Yeah, there are flaws in our customs, but some movies have enhanced the negativity of Hindu practices. For instance, some movies have shown Hindu customs such as the caste system and widowhood as regressive and oppressive. Aarakshan (2011) faced opposition from some upper-caste Hindu groups for its portrayal of the issue of caste-based reservations in India’s education system. The movie was banned in UP and got a stay order in Punjab province.
Times when Bollywood showcased True Hinduism
There was a time when Bollywood culture was known for its deep history and spiritualism. The movies such as Mahabharat, Sampoorna Ramayana, Mahabali Hanuman, Jai Santoshi Maa, Char Dham, Shiv Mahima, Hari Darshan, Karwa Chauth, Dashavatar, and Bal Ganesh have had a significant influence on Indian culture.
There used to be movies that showed the significance of the biggest Dharma wars of Hinduism. Mahabharat (1965), based on the epic Mahabharata, is a cultural masterpiece that showcases India’s ancient narrative tradition. Sampoorna Ramayana (1961) was a cinematic portrayal of the Hindu epic Ramayana that celebrates the triumph of good over evil and deep-rooted Indian culture and traditions.
The movies were filmed to make people realize the power of devotion. Mahabali Hanuman (1981) was a devotional movie about the mighty Hindu deity Hanuman, known for his wisdom, humility, and devotion to Lord Rama. Jai Santoshi Maa (1975) told the story of a devotee’s immense devotion to the Hindu goddess Santoshi Maa, showcasing the power of faith and devotion in Indian culture.
The deities were prime highlights of some movies, which showed the greatness of Hindu Gods and Goddesses. Shiv Mahima (1992) celebrated the Hindu god Shiva and his various forms, showcasing the importance of devotion and spiritualism in Indian culture. Hari Darshan (1972) portrayed the life of Lord Vishnu and the various incarnations he took to save the world, celebrating the richness and diversity of Hindu mythology.
Not only the religious aspect but the spiritual essence was also captured in some Bollywood movies.
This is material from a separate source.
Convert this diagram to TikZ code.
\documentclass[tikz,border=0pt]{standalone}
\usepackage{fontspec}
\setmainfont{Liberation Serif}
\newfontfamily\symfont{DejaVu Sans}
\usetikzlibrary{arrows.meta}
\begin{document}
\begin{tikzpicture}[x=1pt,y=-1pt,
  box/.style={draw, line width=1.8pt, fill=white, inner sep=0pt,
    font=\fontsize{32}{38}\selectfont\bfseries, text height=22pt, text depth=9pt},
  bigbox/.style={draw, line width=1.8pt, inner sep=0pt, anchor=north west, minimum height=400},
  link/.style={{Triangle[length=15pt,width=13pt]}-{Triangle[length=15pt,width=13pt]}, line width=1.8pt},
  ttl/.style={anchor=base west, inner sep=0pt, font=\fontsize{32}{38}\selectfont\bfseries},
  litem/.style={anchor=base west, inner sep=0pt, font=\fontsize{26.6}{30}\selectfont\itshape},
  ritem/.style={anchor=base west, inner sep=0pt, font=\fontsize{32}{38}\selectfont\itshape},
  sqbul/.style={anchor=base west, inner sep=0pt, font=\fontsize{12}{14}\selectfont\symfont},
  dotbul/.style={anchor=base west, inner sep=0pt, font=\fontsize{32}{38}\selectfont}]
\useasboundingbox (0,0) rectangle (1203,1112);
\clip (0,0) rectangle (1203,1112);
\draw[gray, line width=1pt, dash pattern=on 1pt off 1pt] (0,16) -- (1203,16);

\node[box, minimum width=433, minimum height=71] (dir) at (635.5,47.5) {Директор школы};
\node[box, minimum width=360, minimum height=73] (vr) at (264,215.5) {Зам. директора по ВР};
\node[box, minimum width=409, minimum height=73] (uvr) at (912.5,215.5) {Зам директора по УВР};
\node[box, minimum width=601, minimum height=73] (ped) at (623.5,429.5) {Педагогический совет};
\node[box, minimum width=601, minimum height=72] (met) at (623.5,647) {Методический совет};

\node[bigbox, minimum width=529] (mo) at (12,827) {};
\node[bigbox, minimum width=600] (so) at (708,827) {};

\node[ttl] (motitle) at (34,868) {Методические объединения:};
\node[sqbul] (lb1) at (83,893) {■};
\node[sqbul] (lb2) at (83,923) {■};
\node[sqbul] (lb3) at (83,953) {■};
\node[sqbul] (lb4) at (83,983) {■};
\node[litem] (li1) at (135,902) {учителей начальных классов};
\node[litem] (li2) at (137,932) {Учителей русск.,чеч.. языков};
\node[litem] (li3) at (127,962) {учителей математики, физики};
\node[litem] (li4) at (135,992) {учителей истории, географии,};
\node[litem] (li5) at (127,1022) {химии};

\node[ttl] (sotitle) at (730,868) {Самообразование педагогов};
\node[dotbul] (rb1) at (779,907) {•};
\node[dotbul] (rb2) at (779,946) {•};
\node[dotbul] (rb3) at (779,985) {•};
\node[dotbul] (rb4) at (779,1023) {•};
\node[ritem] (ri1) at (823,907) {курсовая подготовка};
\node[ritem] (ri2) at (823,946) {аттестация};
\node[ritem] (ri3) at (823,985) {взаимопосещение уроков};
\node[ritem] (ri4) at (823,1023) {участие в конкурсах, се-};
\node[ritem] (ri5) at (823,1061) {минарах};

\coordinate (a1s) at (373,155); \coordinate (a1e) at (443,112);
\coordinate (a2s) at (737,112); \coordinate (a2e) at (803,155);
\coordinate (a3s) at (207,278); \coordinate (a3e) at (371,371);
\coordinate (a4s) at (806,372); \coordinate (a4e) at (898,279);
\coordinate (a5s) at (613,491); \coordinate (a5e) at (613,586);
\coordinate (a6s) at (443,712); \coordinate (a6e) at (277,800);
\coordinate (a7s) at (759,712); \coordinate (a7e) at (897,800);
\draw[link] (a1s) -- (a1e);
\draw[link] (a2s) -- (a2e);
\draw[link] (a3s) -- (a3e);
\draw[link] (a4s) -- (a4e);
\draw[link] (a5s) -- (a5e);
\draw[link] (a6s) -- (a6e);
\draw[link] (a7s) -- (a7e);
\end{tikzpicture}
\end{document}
The finest example is Char Dham (1998) that highlighted the significance of the four sacred pilgrimage sites in India and the spiritual journey to attain freedom from all sins.
What happened now?
It is difficult to make a blanket statement about Bollywood’s representation of Hinduism as it is a complex and varied religion with multiple interpretations and practices. However, it is true that these days Bollywood films have been criticized for their portrayal of Hinduism, often focusing on superficial aspects of the religion and perpetuating stereotypes.
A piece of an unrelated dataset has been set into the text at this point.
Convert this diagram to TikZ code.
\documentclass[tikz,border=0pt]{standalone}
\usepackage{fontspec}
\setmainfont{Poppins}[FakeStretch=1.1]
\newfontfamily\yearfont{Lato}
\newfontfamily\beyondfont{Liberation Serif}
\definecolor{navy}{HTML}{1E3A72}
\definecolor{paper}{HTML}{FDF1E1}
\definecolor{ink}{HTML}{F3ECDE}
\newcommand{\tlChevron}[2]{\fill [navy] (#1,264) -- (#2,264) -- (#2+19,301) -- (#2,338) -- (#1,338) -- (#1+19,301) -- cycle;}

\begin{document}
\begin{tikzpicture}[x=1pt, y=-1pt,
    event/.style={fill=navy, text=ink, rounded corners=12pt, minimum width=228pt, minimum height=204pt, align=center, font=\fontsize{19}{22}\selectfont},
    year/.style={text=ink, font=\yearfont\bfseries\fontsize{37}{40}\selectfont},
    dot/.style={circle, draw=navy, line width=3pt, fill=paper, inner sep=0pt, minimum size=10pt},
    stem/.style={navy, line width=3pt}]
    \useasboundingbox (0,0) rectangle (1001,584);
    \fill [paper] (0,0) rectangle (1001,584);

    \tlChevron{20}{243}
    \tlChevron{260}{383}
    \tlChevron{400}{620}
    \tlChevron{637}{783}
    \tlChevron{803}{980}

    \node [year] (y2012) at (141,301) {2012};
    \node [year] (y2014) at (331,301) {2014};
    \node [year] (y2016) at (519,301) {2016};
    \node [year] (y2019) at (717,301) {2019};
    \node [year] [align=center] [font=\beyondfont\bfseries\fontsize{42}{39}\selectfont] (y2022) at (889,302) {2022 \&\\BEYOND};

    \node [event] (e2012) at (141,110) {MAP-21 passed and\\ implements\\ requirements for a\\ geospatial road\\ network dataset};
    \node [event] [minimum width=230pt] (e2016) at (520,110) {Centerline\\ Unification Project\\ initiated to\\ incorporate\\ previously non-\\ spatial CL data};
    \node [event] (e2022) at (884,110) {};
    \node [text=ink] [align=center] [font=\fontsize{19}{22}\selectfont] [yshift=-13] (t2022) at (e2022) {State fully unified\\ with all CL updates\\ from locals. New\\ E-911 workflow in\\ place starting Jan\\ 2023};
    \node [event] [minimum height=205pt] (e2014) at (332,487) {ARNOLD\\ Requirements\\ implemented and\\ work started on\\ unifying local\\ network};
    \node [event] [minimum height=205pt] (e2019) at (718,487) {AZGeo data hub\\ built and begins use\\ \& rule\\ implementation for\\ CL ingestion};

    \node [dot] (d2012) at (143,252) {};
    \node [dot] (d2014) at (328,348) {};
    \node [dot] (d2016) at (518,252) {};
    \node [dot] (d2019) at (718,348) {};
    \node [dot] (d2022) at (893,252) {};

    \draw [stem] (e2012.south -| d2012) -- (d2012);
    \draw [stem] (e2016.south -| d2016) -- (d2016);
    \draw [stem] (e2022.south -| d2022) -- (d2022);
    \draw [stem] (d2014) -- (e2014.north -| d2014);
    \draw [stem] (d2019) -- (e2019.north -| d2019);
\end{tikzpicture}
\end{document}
There are several possible reasons for this, including commercial pressures, lack of diversity in the industry, political agendas, and lack of research. With an eye toward box office success, filmmakers may prioritize entertainment over accurately representing Hinduism, resorting to clichés and stereotypes that appeal to the mass audience. Additionally, the lack of diversity in the industry can lead to a limited perspective on Hinduism, while political agendas and lack of research can result in a skewed or inaccurate portrayal.
While some films have managed to showcase true Hinduism and its values, it is important to view Bollywood as just one form of media and not rely solely on it for a deep understanding of the religion.